I'm invisible without 3D glasses.
and then there were none
the last few days in Japan...

I'm happy to be going home, but at the same time, I'm going to miss some things about this place and the people I've met here.

Official finals started yesterday; people are going to begin leaving, one by one, or in small groups, to the airport where we'll say goodbye for the last time. I myself have less than 72 hours remaining. People will be helping us carry all our stuff the airport. Funny how I tried so hard not to accumulate boxes of momentos, I don't have that much to take home physically. Just a whirlwind of memories and friends whom I would give anything to have the money to fly across the world to see again.

My last few days are going to be a blur of tests, papers, packing, a little weeping, scurrying to a few last places to take care of bank stuff, postage stuff, and buying last minute presents. No time to relax, enjoy sleeping in my futon for just a few more hours, chilling at the restaurants I frequented. I can't call myself a gaijin resident anymore, because my time-clock isn't regulated by living here anymore, but by my responsibilities to get ready to leave and go to my real home, even though I don't really have a home in the States anymore anyway.

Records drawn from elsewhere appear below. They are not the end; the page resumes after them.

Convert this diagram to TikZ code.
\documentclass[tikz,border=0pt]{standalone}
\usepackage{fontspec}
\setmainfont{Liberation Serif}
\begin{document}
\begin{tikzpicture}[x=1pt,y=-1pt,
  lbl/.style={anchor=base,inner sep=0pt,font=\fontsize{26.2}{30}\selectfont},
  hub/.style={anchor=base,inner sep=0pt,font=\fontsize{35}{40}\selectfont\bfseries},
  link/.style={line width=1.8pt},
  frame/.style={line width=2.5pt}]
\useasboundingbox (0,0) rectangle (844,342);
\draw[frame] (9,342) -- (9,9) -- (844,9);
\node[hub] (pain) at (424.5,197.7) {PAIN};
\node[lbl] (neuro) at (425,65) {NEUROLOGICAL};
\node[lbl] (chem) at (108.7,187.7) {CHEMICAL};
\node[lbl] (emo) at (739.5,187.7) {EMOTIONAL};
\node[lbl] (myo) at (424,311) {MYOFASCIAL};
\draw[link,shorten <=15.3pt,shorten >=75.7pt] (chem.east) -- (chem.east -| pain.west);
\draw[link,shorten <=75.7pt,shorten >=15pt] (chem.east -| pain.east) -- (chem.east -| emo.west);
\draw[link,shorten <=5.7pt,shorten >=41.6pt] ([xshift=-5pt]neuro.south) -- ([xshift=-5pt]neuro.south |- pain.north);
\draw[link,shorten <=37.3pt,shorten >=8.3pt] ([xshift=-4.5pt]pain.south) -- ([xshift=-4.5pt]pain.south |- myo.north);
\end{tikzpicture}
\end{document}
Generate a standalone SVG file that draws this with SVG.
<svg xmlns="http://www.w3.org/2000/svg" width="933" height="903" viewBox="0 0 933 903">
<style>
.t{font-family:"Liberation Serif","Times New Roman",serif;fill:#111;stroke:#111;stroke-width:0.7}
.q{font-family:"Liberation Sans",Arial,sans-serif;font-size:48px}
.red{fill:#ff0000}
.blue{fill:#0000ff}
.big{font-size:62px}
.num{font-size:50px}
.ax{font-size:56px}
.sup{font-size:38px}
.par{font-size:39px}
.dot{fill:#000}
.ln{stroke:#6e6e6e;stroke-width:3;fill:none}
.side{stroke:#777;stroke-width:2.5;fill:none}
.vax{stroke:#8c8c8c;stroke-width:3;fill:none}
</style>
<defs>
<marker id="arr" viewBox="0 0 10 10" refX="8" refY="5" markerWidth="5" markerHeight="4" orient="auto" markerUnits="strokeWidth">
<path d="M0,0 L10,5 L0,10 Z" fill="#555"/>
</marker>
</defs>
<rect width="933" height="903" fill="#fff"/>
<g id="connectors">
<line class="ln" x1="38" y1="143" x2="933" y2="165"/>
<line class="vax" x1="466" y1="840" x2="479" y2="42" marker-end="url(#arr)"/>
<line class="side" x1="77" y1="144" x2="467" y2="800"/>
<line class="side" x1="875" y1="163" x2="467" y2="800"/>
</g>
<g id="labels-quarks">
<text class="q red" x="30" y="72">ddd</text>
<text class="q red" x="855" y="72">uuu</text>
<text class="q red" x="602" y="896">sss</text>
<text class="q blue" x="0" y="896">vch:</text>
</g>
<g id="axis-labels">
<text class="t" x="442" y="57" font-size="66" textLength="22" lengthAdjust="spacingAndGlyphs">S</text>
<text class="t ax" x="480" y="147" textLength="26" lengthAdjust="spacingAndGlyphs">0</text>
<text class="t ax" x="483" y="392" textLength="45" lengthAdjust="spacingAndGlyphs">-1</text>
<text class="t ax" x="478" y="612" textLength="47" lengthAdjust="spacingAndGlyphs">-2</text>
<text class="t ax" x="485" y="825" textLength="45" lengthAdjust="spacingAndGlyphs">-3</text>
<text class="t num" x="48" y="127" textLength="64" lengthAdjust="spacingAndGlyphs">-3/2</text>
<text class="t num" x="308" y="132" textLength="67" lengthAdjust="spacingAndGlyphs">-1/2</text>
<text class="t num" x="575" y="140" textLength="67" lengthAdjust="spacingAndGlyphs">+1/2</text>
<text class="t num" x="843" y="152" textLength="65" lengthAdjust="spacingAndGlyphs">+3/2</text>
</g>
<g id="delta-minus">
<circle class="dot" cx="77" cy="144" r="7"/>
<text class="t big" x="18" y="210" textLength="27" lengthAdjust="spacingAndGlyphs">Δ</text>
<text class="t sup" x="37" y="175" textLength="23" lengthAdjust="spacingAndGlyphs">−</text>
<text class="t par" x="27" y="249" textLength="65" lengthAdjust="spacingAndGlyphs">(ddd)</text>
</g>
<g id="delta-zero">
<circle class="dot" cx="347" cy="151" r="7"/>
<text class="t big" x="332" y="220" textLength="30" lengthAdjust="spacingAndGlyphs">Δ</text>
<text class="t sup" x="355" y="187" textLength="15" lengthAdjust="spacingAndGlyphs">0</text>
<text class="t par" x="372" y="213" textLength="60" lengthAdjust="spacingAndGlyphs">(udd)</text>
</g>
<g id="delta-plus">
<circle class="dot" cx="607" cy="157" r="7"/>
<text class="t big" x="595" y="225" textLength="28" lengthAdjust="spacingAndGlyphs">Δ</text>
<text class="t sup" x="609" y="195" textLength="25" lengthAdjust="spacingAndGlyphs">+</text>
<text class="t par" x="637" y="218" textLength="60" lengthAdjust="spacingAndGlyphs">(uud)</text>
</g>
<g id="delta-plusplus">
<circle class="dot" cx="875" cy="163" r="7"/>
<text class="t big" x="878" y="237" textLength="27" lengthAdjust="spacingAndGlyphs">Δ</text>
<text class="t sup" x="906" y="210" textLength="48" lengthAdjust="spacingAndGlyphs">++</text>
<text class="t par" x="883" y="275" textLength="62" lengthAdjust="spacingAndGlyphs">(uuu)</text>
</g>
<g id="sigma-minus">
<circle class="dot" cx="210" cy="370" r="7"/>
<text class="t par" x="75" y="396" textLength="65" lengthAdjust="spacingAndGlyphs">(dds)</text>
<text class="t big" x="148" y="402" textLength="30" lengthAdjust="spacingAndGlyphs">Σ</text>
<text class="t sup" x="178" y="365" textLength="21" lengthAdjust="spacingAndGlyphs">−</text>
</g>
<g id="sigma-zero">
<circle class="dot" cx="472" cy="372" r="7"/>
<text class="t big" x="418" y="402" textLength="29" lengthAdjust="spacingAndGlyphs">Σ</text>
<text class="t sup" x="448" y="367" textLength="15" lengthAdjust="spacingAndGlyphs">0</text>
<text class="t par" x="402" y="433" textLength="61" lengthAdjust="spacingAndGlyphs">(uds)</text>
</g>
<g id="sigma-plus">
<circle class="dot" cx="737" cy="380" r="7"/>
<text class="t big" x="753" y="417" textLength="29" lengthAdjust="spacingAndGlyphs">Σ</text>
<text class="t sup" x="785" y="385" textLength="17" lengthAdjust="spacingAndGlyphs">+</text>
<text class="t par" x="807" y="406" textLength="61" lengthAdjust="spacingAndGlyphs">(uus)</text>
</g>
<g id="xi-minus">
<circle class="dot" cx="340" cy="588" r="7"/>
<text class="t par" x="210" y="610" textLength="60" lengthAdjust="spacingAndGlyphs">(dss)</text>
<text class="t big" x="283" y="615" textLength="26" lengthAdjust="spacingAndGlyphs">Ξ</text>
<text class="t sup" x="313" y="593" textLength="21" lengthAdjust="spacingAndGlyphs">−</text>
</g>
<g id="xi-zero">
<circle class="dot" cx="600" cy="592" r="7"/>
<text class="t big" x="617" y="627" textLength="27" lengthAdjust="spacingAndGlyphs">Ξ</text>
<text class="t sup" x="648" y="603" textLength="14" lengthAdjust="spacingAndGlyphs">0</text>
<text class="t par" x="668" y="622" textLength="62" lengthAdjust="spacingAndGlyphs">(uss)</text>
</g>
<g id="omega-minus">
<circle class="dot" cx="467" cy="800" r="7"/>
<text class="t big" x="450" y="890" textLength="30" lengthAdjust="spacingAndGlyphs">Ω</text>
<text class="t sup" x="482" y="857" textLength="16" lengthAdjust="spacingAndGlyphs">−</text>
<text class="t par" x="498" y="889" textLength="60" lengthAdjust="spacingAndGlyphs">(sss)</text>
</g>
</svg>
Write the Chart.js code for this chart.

Why is it that I associate the real world and life with responsibilities and the time I've had in Japan as something very freeing of all worldly ties that have kept me depressed, frustrated, angry?

Each night that passes, I have to say goodbye two or three times to certain people, just in case I miss them before they go, miss the chance to bring to a close the laughs, the night-time chats, the tales of homelands and lives that weren't brought with them. Sometimes the goodbyes are repeated each day, a precaution, a just-in-case, an "I wish this could last just a bit longer".